BEGIN Dataset extract

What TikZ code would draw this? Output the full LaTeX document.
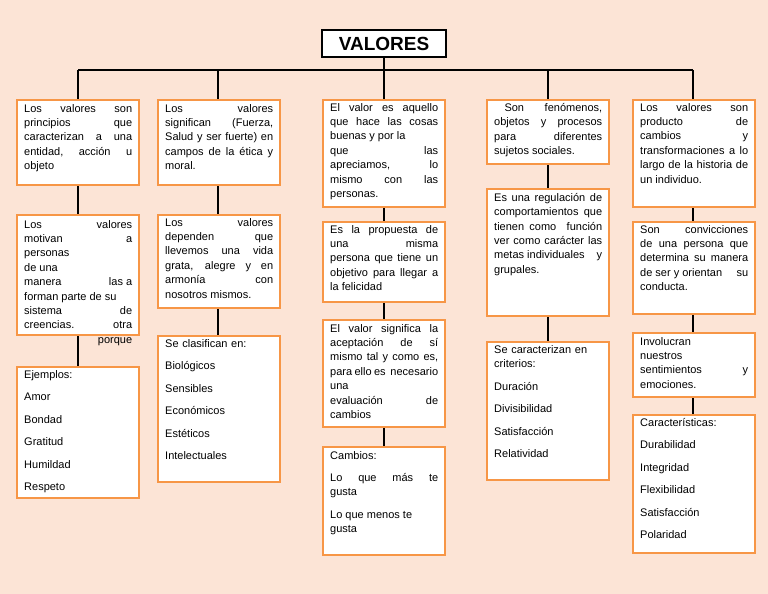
\documentclass[tikz,border=0pt]{standalone}
\usepackage{fontspec}
\setmainfont{Liberation Sans}
\hyphenpenalty=10000
\exhyphenpenalty=10000
\emergencystretch=20pt
\definecolor{bg}{HTML}{FCE4D6}
\definecolor{org}{HTML}{F79646}
\begin{document}
\begin{tikzpicture}[x=1pt,y=-1pt,
 box/.style={draw=org,line width=1.6pt,fill=white},
 txt/.style={anchor=north west,inner sep=0pt,text width=#1,align=justify,font=\fontsize{11}{14.4}\selectfont},
 txt/.default=108pt,
 lst/.style={anchor=north west,inner sep=0pt,text width=108pt,align=left,font=\fontsize{11}{22.5}\selectfont},
 con/.style={line width=1.6pt,black}]
\fill[bg] (0,0) rectangle (768,594);
\useasboundingbox (0,0) rectangle (768,594);
% connectors
\draw[con] (384,57) -- (384,70);
\draw[con] (78,70) -- (693,70);
\foreach \x/\y in {78/367,218/336,384/447,548/342,693/415}{\draw[con] (\x,70) -- (\x,\y);}
% title
\draw[line width=1.2pt,fill=white] (322,30) rectangle (446,57);
\node[font=\bfseries\fontsize{19}{22}\selectfont] (t) at (384,44) {VALORES};
% col1
\draw[box] (17,100) rectangle (139,185);
\node[txt] (a1) at (24,104) {Los\hfill valores\hfill son\\ \ principios\hfill que caracterizan a una entidad,\hfill acción\hfill u\\ \ objeto};
\draw[box] (17,215) rectangle (139,335);
\node[txt] (a2) at (24,220) {Los\hfill valores\\ motivan\hfill a\\ personas\\ de una\\ manera\hfill las a\\ forman parte de su\\ sistema\hfill de\\ \ creencias.\hfill otra\\ \mbox{}\hfill porque};
\draw[box] (17,367) rectangle (139,498);
\node[lst] (a3) at (24,370) {Ejemplos:\\Amor\\Bondad\\Gratitud\\Humildad\\Respeto};
% col2
\draw[box] (158,100) rectangle (280,185);
\node[txt] (b1) at (165,104) {Los\hfill valores\\ \ significan (Fuerza, Salud y ser fuerte) en campos de la ética y moral.};
\draw[box] (158,215) rectangle (280,308);
\node[txt] (b2) at (165,218) {Los\hfill valores\\ dependen\hfill que\\ llevemos una vida grata, alegre y en armonía\hfill con\\ \ nosotros mismos.};
\draw[box] (158,336) rectangle (280,482);
\node[lst] (b3) at (165,339) {Se clasifican en:\\Biológicos\\Sensibles\\Económicos\\Estéticos\\Intelectuales};
% col3
\draw[box] (323,100) rectangle (445,207);
\node[txt] (c1) at (330,103) {El valor es aquello que hace las cosas buenas y por la\\ que\hfill las\\ apreciamos,\hfill lo\\ mismo\hfill con\hfill las\\ personas.};
\draw[box] (323,222) rectangle (445,302);
\node[txt] (c2) at (330,225) {Es la propuesta de una\hfill misma\\ \ persona que tiene un objetivo para llegar a la felicidad};
\draw[box] (323,320) rectangle (445,427);
\node[txt] (c3) at (330,324) {El valor significa la aceptación de sí mismo tal y como es, para ello es \ necesario\hfill una\\ evaluación\hfill de\\ cambios};
\draw[box] (323,447) rectangle (445,555);
\node[txt] (c4) at (330,451) {Cambios:\\[8pt] Lo\hfill que\hfill más\hfill te\\ \ gusta\\[8pt] Lo que menos te\\ gusta};
% col4
\draw[box] (487,100) rectangle (609,164);
\node[txt] (d1) at (494,103) {\ Son\ \ fenómenos, objetos y procesos para\hfill diferentes\\ sujetos sociales.};
\draw[box] (487,189) rectangle (609,316);
\node[txt] (d2) at (494,193) {Es una regulación de comportamientos \ que tienen como \ función ver como carácter las metas individuales\hfill y\\ \ grupales.};
\draw[box] (487,342) rectangle (609,480);
\node[lst] (d3) at (494,345) {Se caracterizan en\\[-8pt] criterios:\\Duración\\Divisibilidad\\Satisfacción\\Relatividad};
% col5
\draw[box] (633,100) rectangle (755,207);
\node[txt] (e1) at (640,103) {Los\hfill valores\hfill son\\ producto\hfill de\\ cambios\hfill y\\ transformaciones a lo largo de la historia de un individuo.};
\draw[box] (633,222) rectangle (755,314);
\node[txt] (e2) at (640,225) {Son convicciones de una persona que determina su manera de ser y orientan\hfill su\\ \ conducta.};
\draw[box] (633,333) rectangle (755,397);
\node[txt] (e3) at (640,337) {Involucran\\ nuestros\\ sentimientos\hfill y\\ emociones.};
\draw[box] (633,415) rectangle (755,553);
\node[lst] (e4) at (640,418) {Características:\\Durabilidad\\Integridad\\Flexibilidad\\Satisfacción\\Polaridad};
\end{tikzpicture}
\end{document}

END Dataset extract

= Given request =
Omit the pictures, and quote the material above exactly as given.

= Expected answer =
What TikZ code would draw this? Output the full LaTeX document.
\documentclass[tikz,border=0pt]{standalone}
\usepackage{fontspec}
\setmainfont{Liberation Sans}
\hyphenpenalty=10000
\exhyphenpenalty=10000
\emergencystretch=20pt
\definecolor{bg}{HTML}{FCE4D6}
\definecolor{org}{HTML}{F79646}
\begin{document}
\begin{tikzpicture}[x=1pt,y=-1pt,
 box/.style={draw=org,line width=1.6pt,fill=white},
 txt/.style={anchor=north west,inner sep=0pt,text width=#1,align=justify,font=\fontsize{11}{14.4}\selectfont},
 txt/.default=108pt,
 lst/.style={anchor=north west,inner sep=0pt,text width=108pt,align=left,font=\fontsize{11}{22.5}\selectfont},
 con/.style={line width=1.6pt,black}]
\fill[bg] (0,0) rectangle (768,594);
\useasboundingbox (0,0) rectangle (768,594);
% connectors
\draw[con] (384,57) -- (384,70);
\draw[con] (78,70) -- (693,70);
\foreach \x/\y in {78/367,218/336,384/447,548/342,693/415}{\draw[con] (\x,70) -- (\x,\y);}
% title
\draw[line width=1.2pt,fill=white] (322,30) rectangle (446,57);
\node[font=\bfseries\fontsize{19}{22}\selectfont] (t) at (384,44) {VALORES};
% col1
\draw[box] (17,100) rectangle (139,185);
\node[txt] (a1) at (24,104) {Los\hfill valores\hfill son\\ \ principios\hfill que caracterizan a una entidad,\hfill acción\hfill u\\ \ objeto};
\draw[box] (17,215) rectangle (139,335);
\node[txt] (a2) at (24,220) {Los\hfill valores\\ motivan\hfill a\\ personas\\ de una\\ manera\hfill las a\\ forman parte de su\\ sistema\hfill de\\ \ creencias.\hfill otra\\ \mbox{}\hfill porque};
\draw[box] (17,367) rectangle (139,498);
\node[lst] (a3) at (24,370) {Ejemplos:\\Amor\\Bondad\\Gratitud\\Humildad\\Respeto};
% col2
\draw[box] (158,100) rectangle (280,185);
\node[txt] (b1) at (165,104) {Los\hfill valores\\ \ significan (Fuerza, Salud y ser fuerte) en campos de la ética y moral.};
\draw[box] (158,215) rectangle (280,308);
\node[txt] (b2) at (165,218) {Los\hfill valores\\ dependen\hfill que\\ llevemos una vida grata, alegre y en armonía\hfill con\\ \ nosotros mismos.};
\draw[box] (158,336) rectangle (280,482);
\node[lst] (b3) at (165,339) {Se clasifican en:\\Biológicos\\Sensibles\\Económicos\\Estéticos\\Intelectuales};
% col3
\draw[box] (323,100) rectangle (445,207);
\node[txt] (c1) at (330,103) {El valor es aquello que hace las cosas buenas y por la\\ que\hfill las\\ apreciamos,\hfill lo\\ mismo\hfill con\hfill las\\ personas.};
\draw[box] (323,222) rectangle (445,302);
\node[txt] (c2) at (330,225) {Es la propuesta de una\hfill misma\\ \ persona que tiene un objetivo para llegar a la felicidad};
\draw[box] (323,320) rectangle (445,427);
\node[txt] (c3) at (330,324) {El valor significa la aceptación de sí mismo tal y como es, para ello es \ necesario\hfill una\\ evaluación\hfill de\\ cambios};
\draw[box] (323,447) rectangle (445,555);
\node[txt] (c4) at (330,451) {Cambios:\\[8pt] Lo\hfill que\hfill más\hfill te\\ \ gusta\\[8pt] Lo que menos te\\ gusta};
% col4
\draw[box] (487,100) rectangle (609,164);
\node[txt] (d1) at (494,103) {\ Son\ \ fenómenos, objetos y procesos para\hfill diferentes\\ sujetos sociales.};
\draw[box] (487,189) rectangle (609,316);
\node[txt] (d2) at (494,193) {Es una regulación de comportamientos \ que tienen como \ función ver como carácter las metas individuales\hfill y\\ \ grupales.};
\draw[box] (487,342) rectangle (609,480);
\node[lst] (d3) at (494,345) {Se caracterizan en\\[-8pt] criterios:\\Duración\\Divisibilidad\\Satisfacción\\Relatividad};
% col5
\draw[box] (633,100) rectangle (755,207);
\node[txt] (e1) at (640,103) {Los\hfill valores\hfill son\\ producto\hfill de\\ cambios\hfill y\\ transformaciones a lo largo de la historia de un individuo.};
\draw[box] (633,222) rectangle (755,314);
\node[txt] (e2) at (640,225) {Son convicciones de una persona que determina su manera de ser y orientan\hfill su\\ \ conducta.};
\draw[box] (633,333) rectangle (755,397);
\node[txt] (e3) at (640,337) {Involucran\\ nuestros\\ sentimientos\hfill y\\ emociones.};
\draw[box] (633,415) rectangle (755,553);
\node[lst] (e4) at (640,418) {Características:\\Durabilidad\\Integridad\\Flexibilidad\\Satisfacción\\Polaridad};
\end{tikzpicture}
\end{document}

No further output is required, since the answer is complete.